Please print exactly the lines below, from the start of the material up to and including the line with "based on dwellings", but none of the pictures.

════════════════

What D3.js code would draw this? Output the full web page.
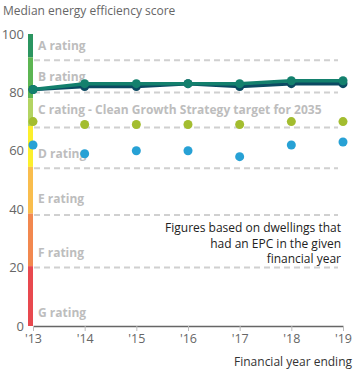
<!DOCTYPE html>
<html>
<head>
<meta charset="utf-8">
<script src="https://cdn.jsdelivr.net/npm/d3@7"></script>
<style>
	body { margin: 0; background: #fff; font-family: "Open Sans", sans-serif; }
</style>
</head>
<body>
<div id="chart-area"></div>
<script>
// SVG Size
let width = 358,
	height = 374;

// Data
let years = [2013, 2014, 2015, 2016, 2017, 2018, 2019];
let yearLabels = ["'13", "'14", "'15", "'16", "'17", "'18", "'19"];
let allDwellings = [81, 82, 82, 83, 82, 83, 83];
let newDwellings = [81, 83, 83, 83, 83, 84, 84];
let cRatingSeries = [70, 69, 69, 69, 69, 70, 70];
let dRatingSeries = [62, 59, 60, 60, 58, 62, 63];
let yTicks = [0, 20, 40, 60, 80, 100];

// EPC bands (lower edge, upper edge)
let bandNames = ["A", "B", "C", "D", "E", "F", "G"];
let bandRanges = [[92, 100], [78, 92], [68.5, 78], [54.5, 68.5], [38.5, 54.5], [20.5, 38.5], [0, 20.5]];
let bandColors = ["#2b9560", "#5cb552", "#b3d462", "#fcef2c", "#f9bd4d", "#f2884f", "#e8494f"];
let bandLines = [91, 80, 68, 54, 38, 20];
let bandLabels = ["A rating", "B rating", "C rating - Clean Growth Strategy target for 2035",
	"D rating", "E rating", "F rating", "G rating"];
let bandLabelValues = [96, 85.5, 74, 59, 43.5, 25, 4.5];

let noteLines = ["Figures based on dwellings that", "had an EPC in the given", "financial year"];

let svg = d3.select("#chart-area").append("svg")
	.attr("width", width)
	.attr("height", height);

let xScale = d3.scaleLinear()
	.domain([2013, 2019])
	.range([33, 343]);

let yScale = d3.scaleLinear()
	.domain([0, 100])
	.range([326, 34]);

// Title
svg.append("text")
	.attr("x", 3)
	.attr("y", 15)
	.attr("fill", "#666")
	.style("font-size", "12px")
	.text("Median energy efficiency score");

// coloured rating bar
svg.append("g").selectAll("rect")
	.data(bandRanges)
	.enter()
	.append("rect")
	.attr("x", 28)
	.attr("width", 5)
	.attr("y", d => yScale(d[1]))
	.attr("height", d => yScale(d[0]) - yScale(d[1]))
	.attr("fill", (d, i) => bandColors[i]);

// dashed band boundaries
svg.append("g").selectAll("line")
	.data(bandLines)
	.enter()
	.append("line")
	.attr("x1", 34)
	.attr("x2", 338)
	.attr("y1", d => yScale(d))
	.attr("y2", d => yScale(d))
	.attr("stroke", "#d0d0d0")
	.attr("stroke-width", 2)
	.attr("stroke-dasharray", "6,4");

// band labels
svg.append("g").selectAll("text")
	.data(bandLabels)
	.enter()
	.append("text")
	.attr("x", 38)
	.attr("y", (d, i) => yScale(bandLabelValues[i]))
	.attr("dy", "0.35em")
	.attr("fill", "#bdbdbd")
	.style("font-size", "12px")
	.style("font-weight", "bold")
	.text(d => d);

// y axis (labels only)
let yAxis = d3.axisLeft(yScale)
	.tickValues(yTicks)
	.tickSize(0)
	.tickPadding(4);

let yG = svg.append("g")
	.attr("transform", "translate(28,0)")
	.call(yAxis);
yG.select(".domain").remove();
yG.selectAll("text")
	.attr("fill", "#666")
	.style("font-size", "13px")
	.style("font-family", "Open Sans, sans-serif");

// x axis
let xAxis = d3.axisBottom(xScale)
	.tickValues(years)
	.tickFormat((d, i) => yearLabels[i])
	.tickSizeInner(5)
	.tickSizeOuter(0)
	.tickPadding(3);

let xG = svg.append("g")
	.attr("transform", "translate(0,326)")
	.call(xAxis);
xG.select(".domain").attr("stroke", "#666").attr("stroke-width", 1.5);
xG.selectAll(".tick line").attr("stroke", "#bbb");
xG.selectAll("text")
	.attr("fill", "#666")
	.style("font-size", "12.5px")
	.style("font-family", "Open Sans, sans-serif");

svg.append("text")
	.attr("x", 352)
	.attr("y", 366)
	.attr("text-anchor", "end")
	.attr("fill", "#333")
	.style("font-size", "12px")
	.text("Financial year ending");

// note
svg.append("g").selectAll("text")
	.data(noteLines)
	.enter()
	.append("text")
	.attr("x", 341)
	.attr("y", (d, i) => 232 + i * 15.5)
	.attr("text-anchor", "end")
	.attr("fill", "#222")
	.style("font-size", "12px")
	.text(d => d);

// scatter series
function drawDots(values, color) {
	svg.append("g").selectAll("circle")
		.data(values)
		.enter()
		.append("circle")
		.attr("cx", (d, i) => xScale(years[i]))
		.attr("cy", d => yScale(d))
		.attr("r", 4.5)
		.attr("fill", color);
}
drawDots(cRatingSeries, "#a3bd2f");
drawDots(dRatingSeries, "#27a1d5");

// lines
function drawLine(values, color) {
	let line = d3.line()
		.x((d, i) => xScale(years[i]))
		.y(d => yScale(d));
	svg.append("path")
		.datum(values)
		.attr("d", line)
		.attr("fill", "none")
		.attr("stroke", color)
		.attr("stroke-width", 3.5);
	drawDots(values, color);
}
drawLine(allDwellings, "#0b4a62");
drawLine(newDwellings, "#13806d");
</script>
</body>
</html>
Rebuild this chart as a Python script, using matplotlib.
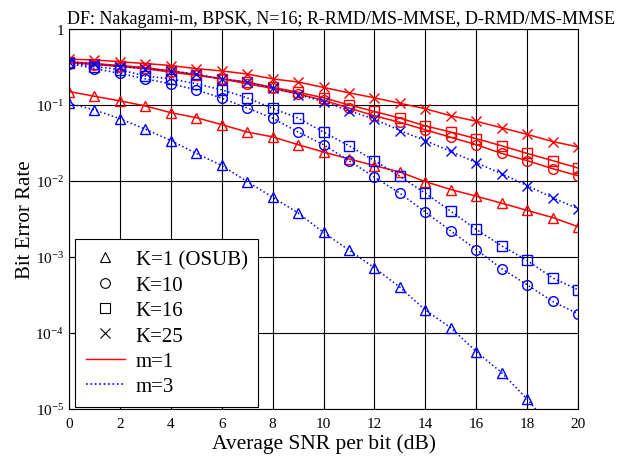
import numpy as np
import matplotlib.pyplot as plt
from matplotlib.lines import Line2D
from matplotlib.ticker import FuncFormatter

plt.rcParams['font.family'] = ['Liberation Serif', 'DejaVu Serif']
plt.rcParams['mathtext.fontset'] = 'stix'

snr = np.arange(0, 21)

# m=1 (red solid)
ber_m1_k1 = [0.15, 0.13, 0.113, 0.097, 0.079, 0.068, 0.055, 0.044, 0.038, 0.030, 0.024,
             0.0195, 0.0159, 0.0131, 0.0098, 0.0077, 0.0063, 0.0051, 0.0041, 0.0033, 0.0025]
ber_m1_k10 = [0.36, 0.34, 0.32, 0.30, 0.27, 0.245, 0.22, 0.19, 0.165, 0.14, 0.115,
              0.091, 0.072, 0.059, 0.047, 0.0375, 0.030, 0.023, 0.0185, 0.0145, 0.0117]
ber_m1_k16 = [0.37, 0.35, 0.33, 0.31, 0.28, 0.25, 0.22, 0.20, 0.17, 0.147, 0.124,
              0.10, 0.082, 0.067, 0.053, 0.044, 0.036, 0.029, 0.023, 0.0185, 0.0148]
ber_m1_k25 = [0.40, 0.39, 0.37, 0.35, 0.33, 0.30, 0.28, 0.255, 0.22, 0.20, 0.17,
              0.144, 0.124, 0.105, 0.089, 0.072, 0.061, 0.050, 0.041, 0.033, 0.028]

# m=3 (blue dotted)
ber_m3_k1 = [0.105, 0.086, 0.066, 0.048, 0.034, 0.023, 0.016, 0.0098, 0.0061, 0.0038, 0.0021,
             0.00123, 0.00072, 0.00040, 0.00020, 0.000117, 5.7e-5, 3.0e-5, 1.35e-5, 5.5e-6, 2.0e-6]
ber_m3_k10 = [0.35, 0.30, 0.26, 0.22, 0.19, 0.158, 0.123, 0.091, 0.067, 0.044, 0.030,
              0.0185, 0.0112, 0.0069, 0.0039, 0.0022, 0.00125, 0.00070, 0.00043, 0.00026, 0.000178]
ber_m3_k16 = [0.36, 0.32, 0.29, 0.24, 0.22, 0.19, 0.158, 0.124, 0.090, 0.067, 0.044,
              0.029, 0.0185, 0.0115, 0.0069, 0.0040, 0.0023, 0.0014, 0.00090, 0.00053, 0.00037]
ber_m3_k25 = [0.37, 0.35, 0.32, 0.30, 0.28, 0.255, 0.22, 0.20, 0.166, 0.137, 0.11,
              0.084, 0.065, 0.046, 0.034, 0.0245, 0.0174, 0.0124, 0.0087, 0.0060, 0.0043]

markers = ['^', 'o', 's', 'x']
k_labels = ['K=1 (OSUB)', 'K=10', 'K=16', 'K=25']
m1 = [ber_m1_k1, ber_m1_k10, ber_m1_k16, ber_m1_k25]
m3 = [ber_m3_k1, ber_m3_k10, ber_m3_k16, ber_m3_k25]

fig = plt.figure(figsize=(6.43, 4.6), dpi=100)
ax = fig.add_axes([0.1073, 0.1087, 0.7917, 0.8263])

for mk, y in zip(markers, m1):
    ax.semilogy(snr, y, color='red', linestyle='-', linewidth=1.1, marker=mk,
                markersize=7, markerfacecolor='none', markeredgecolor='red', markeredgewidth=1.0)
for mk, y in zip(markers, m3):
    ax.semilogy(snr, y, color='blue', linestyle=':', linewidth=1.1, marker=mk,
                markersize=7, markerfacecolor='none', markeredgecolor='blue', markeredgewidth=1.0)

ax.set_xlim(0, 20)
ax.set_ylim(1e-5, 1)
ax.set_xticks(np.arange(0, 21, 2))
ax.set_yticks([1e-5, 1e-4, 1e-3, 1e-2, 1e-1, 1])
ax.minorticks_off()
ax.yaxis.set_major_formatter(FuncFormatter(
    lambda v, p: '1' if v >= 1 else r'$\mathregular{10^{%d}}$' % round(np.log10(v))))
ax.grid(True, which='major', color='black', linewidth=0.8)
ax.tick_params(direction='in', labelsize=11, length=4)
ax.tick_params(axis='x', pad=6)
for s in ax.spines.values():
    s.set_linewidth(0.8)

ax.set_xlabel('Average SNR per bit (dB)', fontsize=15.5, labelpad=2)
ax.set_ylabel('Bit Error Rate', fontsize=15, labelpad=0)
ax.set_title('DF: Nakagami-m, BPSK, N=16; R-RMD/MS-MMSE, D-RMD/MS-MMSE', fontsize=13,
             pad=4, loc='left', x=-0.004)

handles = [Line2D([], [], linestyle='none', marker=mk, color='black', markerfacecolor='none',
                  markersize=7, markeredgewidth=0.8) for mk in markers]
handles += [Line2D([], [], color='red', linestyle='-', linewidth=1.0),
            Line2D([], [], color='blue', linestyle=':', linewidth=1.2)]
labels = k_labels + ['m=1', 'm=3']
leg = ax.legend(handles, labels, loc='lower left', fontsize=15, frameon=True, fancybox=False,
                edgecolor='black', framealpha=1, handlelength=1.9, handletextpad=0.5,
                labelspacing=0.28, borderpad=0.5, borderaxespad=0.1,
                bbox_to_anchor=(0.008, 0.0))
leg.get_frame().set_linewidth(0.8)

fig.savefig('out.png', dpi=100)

════════════════

(The solution)
What D3.js code would draw this? Output the full web page.
<!DOCTYPE html>
<html>
<head>
<meta charset="utf-8">
<script src="https://cdn.jsdelivr.net/npm/d3@7"></script>
<style>
	body { margin: 0; background: #fff; font-family: "Open Sans", sans-serif; }
</style>
</head>
<body>
<div id="chart-area"></div>
<script>
// SVG Size
let width = 358,
	height = 374;

// Data
let years = [2013, 2014, 2015, 2016, 2017, 2018, 2019];
let yearLabels = ["'13", "'14", "'15", "'16", "'17", "'18", "'19"];
let allDwellings = [81, 82, 82, 83, 82, 83, 83];
let newDwellings = [81, 83, 83, 83, 83, 84, 84];
let cRatingSeries = [70, 69, 69, 69, 69, 70, 70];
let dRatingSeries = [62, 59, 60, 60, 58, 62, 63];
let yTicks = [0, 20, 40, 60, 80, 100];

// EPC bands (lower edge, upper edge)
let bandNames = ["A", "B", "C", "D", "E", "F", "G"];
let bandRanges = [[92, 100], [78, 92], [68.5, 78], [54.5, 68.5], [38.5, 54.5], [20.5, 38.5], [0, 20.5]];
let bandColors = ["#2b9560", "#5cb552", "#b3d462", "#fcef2c", "#f9bd4d", "#f2884f", "#e8494f"];
let bandLines = [91, 80, 68, 54, 38, 20];
let bandLabels = ["A rating", "B rating", "C rating - Clean Growth Strategy target for 2035",
	"D rating", "E rating", "F rating", "G rating"];
let bandLabelValues = [96, 85.5, 74, 59, 43.5, 25, 4.5];

let noteLines = ["Figures based on dwellings that", "had an EPC in the given", "financial year"];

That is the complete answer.